Nationwide, between 2011 and 2012, the CDC reported that two out of five kids ages three to eleven were regularly exposed to secondhand smoke. In a 2015 survey of Richmond City youth, roughly 26 percent of middle school and high school students reported living in homes where smoking is sometimes or always allowed.
Thirty years ago, Surgeon General C. Everett Koop brought to the public’s attention that there is no safe amount of secondhand smoke. Secondhand smoke – the smoke that comes from the lit end of cigarettes and cigars, as well as the smoke exhaled by smokers – kills 40,000 people a year, including 400 babies. There are 7,000 chemicals in tobacco smoke, including hundreds that are toxic and about seventy that can cause cancer. Secondhand smoke can also cause ear infections, more frequent and severe asthma attacks, respiratory symptoms, and contribute to a greater risk for sudden infant death syndrome (SIDS).

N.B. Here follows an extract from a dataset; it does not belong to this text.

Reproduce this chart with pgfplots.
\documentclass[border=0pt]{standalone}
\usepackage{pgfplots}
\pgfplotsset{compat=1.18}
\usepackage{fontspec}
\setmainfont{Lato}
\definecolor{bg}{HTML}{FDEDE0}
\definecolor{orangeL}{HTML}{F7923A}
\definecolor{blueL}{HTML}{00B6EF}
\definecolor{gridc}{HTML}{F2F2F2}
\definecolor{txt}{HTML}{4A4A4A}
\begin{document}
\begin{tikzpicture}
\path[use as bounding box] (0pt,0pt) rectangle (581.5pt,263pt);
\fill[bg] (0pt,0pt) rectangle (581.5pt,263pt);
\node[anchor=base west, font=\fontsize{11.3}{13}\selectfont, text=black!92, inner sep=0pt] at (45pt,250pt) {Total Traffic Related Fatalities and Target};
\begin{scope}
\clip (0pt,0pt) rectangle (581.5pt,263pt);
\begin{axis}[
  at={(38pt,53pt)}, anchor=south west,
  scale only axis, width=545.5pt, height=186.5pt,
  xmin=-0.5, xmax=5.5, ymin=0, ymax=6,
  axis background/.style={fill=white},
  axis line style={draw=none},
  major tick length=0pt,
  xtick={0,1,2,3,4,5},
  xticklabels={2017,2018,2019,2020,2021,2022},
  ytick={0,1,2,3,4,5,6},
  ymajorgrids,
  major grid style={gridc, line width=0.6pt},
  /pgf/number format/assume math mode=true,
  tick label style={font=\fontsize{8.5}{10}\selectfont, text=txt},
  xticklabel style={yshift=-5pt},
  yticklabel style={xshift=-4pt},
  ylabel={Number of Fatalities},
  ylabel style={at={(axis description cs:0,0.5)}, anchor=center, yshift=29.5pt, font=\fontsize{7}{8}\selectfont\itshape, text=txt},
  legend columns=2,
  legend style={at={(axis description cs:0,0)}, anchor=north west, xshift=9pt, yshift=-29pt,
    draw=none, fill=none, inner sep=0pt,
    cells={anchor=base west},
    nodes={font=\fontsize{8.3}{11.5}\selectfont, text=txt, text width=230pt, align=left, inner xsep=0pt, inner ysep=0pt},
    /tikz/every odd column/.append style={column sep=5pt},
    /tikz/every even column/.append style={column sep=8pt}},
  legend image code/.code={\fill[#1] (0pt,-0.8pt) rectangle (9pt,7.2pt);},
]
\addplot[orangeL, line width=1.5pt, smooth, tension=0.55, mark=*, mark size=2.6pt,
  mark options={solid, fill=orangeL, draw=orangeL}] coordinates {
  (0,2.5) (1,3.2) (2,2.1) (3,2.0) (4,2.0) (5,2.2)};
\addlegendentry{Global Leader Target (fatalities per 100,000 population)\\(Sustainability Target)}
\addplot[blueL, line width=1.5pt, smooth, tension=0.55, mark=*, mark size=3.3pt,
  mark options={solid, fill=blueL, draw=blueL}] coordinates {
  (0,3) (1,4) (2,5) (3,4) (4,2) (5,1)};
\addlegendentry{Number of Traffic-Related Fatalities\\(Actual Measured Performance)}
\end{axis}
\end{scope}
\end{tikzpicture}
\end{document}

With the enactment in 2016 of the Virginia law that prohibits smoking in a motor vehicle while a minor under the age of eight is present, anyone who smokes in a car should be reminded that this air pollution can be ten times higher than the worst outdoor air pollution. And don’t think rolling down windows gets rid of secondhand smoke. It doesn’t.

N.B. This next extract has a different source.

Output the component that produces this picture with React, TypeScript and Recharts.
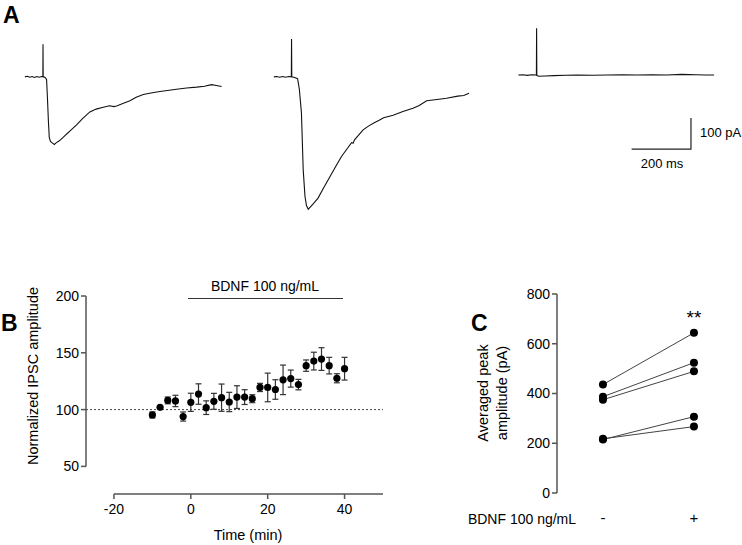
import React from "react";
import {
  LineChart,
  Line,
  XAxis,
  YAxis,
  ComposedChart,
  Scatter,
  ErrorBar,
  ReferenceLine,
} from "recharts";

const FONT = "'Liberation Sans', Arial, Helvetica, sans-serif";
const AXIS = "#555";

// Panel A: example sweeps, [time from sweep start (ms), current (pA)]
const sweepControl = [
  [0, 0], [8, 2], [16, -1], [24, 1], [32, -2], [40, 1], [48, -1], [56, 1], [60.5, 0], [61, 105], [61.5, 1],
  [68, -2], [73, -8], [76, -70], [79, -140], [82, -195], [86, -208], [92, -213],
  [99, -218], [106, -212], [115, -207], [128, -196], [140, -185], [155, -172],
  [174, -155], [195, -134], [219, -113], [240, -104], [264, -98], [285, -93],
  [300, -96], [309, -94], [330, -86], [354, -77], [375, -66], [399, -57],
  [425, -52], [455, -47], [480, -44], [511, -40], [545, -36], [579, -33],
  [605, -30], [629, -25], [645, -28], [663, -31],
];
const sweepBdnf = [
  [0, 0], [10, 1], [20, -1], [30, 1], [40, -1], [50, 1], [59, 0], [59.7, 122], [60.5, 0],
  [70, -2], [80, -6], [86, -40], [93, -116], [99, -300], [105, -386], [110, -415],
  [116, -427], [125, -418], [137, -405], [149, -391], [168, -358], [189, -322],
  [208, -290], [228, -257], [247, -232], [262, -212], [267, -214], [272, -203],
  [285, -189], [301, -171], [320, -158], [340, -147], [355, -140], [370, -132],
  [402, -124], [435, -112], [469, -101], [490, -92], [515, -77], [550, -73],
  [582, -69], [620, -62], [640, -60], [658, -53],
];
const sweepBlocked = [
  [0, 6], [15, 7], [30, 5], [45, 7], [61, 6], [61.7, 157], [62.4, 4], [70, 2], [90, 3],
  [120, 4], [160, 5], [200, 6], [250, 5], [300, 6], [350, 7], [400, 6], [450, 7],
  [500, 6], [550, 8], [600, 7], [630, 6], [660, 6],
];
const sweepStarts = [84, 923, 1747];
const scaleMs = 200;
const scalePa = 100;

// Panel B: normalized IPSC amplitude over time
const timeMin = [-10, -8, -6, -4, -2, 0, 2, 4, 6, 8, 10, 12, 14, 16, 18, 20, 22, 24, 26, 28, 30, 32, 34, 36, 38, 40];
const ipscMean = [95.3, 102, 108.1, 107.6, 93.9, 106.4, 113.7, 101.7, 107.3, 110.5, 106.7, 111, 111, 109.6, 119.5, 119.5, 117.7, 126.2, 127.3, 122, 138.7, 142.7, 144.5, 138.7, 127.6, 136];
const ipscSem = [2.6, 1, 3, 5, 4, 8, 9, 6, 7, 12, 8.5, 10, 6.5, 3.5, 3.6, 12.6, 8.6, 13, 7.5, 4.6, 5, 7.8, 10, 7.3, 4, 10];

// Panel C: averaged peak amplitude, paired cells
const conditionLabels = ["-", "+"];
const ampBefore = [436, 387, 375, 215, 218];
const ampAfter = [644, 524, 489, 307, 267];

const toPoints = (sweep: number[][], start: number) =>
  sweep.map(([t, v]) => ({ t: start + t, v }));

const traces = [sweepControl, sweepBdnf, sweepBlocked].map((s, i) => toPoints(s, sweepStarts[i]));
const scaleBar = [
  { t: 2129, v: -233 },
  { t: 2129 + scaleMs, v: -233 },
  { t: 2129 + scaleMs, v: -233 + scalePa },
];

const bData = timeMin.map((t, i) => ({ t, mean: ipscMean[i], sem: ipscSem[i] }));
const pairs = ampBefore.map((a, i) => [
  { x: 0, y: a },
  { x: 1, y: ampAfter[i] },
]);

const abs = (left: number, top: number, extra: React.CSSProperties = {}): React.CSSProperties => ({
  position: "absolute",
  left,
  top,
  fontFamily: FONT,
  color: "#000",
  whiteSpace: "nowrap",
  ...extra,
});

const Dot = (p: any) => <circle cx={p.cx} cy={p.cy} r={3.6} fill="#000" />;

const tickStyle = { fontSize: 14, fill: "#000", fontFamily: FONT };

export default function App() {
  return (
    <div style={{ position: "absolute", left: 0, top: 0, width: 742, height: 545, background: "#fff", overflow: "hidden" }}>
      {/* Panel A */}
      <div style={abs(0, 0)}>
        <LineChart width={742} height={230} margin={{ top: 0, right: 0, bottom: 0, left: 0 }}>
          <XAxis type="number" dataKey="t" domain={[0, 2501]} allowDataOverflow hide />
          <YAxis type="number" domain={[-494, 248]} allowDataOverflow hide />
          {traces.map((d, i) => (
            <Line key={i} data={d} dataKey="v" stroke="#111" strokeWidth={1.1} dot={false} activeDot={false} isAnimationActive={false} />
          ))}
          <Line data={scaleBar} dataKey="v" stroke="#222" strokeWidth={1.2} dot={false} activeDot={false} isAnimationActive={false} />
        </LineChart>
      </div>
      <div style={abs(3, 2, { fontSize: 23, fontWeight: "bold" })}>A</div>
      <div style={abs(700, 125, { fontSize: 13 })}>100 pA</div>
      <div style={abs(662, 163, { fontSize: 13, transform: "translate(-50%, -50%)" })}>200 ms</div>

      {/* Panel B */}
      <div style={abs(0, 280)}>
        <ComposedChart width={400} height={265} margin={{ top: 16, right: 17, bottom: 0, left: 0 }}>
          <XAxis
            type="number"
            dataKey="t"
            domain={[-27.27, 50]}
            allowDataOverflow
            ticks={[-20, 0, 20, 40]}
            axisLine={false}
            tickLine={{ stroke: AXIS, strokeWidth: 1.5 }}
            tickSize={5}
            tickMargin={5}
            height={51}
            tick={tickStyle}
          />
          <YAxis
            type="number"
            domain={[25.7, 200]}
            allowDataOverflow
            ticks={[50, 100, 150, 200]}
            axisLine={false}
            tickLine={{ stroke: AXIS, strokeWidth: 1.5 }}
            tickSize={5}
            tickMargin={2}
            width={86}
            tick={tickStyle}
          />
          <ReferenceLine y={100} stroke="#444" strokeDasharray="2 2" strokeWidth={1} />
          <ReferenceLine segment={[{ x: -27.27, y: 50 }, { x: -27.27, y: 200 }]} stroke={AXIS} strokeWidth={1.5} ifOverflow="visible" />
          <ReferenceLine segment={[{ x: -20, y: 25.7 }, { x: 50, y: 25.7 }]} stroke={AXIS} strokeWidth={1.5} ifOverflow="visible" />
          <Scatter data={bData} dataKey="mean" shape={Dot} isAnimationActive={false}>
            <ErrorBar dataKey="sem" direction="y" width={3} stroke="#333" strokeWidth={1.2} isAnimationActive={false} />
          </Scatter>
        </ComposedChart>
      </div>
      <div style={abs(1, 310, { fontSize: 23, fontWeight: "bold" })}>B</div>
      <div style={{ position: "absolute", left: 188, top: 298, width: 155, height: 0, borderTop: "1.5px solid #333" }} />
      <div style={abs(265, 286, { fontSize: 14, transform: "translate(-50%, -50%)" })}>BDNF 100 ng/mL</div>
      <div style={abs(33, 376, { fontSize: 14.5, transform: "translate(-50%, -50%) rotate(-90deg)" })}>Normalized IPSC amplitude</div>
      <div style={abs(248, 535, { fontSize: 14.5, transform: "translate(-50%, -50%)" })}>Time (min)</div>

      {/* Panel C */}
      <div style={abs(440, 280)}>
        <ComposedChart width={302} height={265} margin={{ top: 14, right: 12, bottom: 0, left: 0 }}>
          <XAxis
            type="number"
            dataKey="x"
            domain={[-0.505, 1.396]}
            allowDataOverflow
            ticks={[0, 1]}
            tickFormatter={(v: number) => conditionLabels[v]}
            axisLine={false}
            tickLine={false}
            tickSize={6}
            tickMargin={13}
            height={52}
            tick={{ ...tickStyle, fontSize: 15 }}
          />
          <YAxis
            type="number"
            domain={[0, 800]}
            ticks={[0, 200, 400, 600, 800]}
            axisLine={{ stroke: AXIS, strokeWidth: 1.5 }}
            tickLine={{ stroke: AXIS, strokeWidth: 1.5 }}
            tickSize={5}
            tickMargin={2}
            width={117}
            tick={tickStyle}
          />
          {pairs.map((d, i) => (
            <Line
              key={i}
              data={d}
              dataKey="y"
              stroke="#444"
              strokeWidth={1}
              dot={{ r: 4, fill: "#000", stroke: "none" }}
              activeDot={false}
              isAnimationActive={false}
            />
          ))}
        </ComposedChart>
      </div>
      <div style={abs(471, 310, { fontSize: 23, fontWeight: "bold" })}>C</div>
      <div style={abs(694, 318, { fontSize: 19, transform: "translate(-50%, -50%)" })}>**</div>
      <div style={abs(522, 519, { fontSize: 14, transform: "translate(-50%, -50%)" })}>BDNF 100 ng/mL</div>
      <div style={abs(493, 393, { fontSize: 14.5, lineHeight: "19px", textAlign: "center", transform: "translate(-50%, -50%) rotate(-90deg)" })}>
        Averaged peak
        <br />
        amplitude (pA)
      </div>
    </div>
  );
}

For healthy living, Virginians are encouraged to keep their cars and homes smoke-free at all times, whether or not a child is present. If you have family or friends who use tobacco, respectfully remind them to not smoke in your home, in your car, or around your children.
When it comes to public spaces, you may notice more and more places promoting a tobacco-free lifestyle: at your children’s schools, a nearby park, or even your workplace. These are public health efforts to not only protect everyone from secondhand smoke, but to prevent youth from using tobacco. Considering that 22 percent of Virginia high school students reported using tobacco or nicotine products within the past thirty days (according to a 2015 Virginia Youth Survey), there is a good reason to have more locations declared tobacco-free in the future.
These tobacco-free zones can also serve as a reminder of something that may be on the healthy living list for a friend or family member: quitting tobacco for good. Research shows that seven out of ten people want to quit, and that over half of people who use tobacco have tried to quit in the last year.
If you’re one of those people, the right support can help you achieve your goal. The Virginia Department of Health’s Quitline is a free, confidential tobacco cessation help line that is open twenty-four hours a day and seven days a week for all Virginia residents aged thirteen and older. Call 1-800-QUIT-NOW to talk with a Quit Coach about setting up a quitting plan. Talk to your doctor about nicotine replacement therapies that can increase your chances of quitting for good.
Of course, quitting can also help you save money. In case you’ve lost track, in Virginia, a carton of cigarettes costs $45 on average. A pack-a-day smoker can think of it as $1,600 literally going up in smoke every year. Beyond the financial payoff, the health benefits of quitting smoking start right away when you become a non-smoker. Tobacco is a strong addiction, but you are stronger.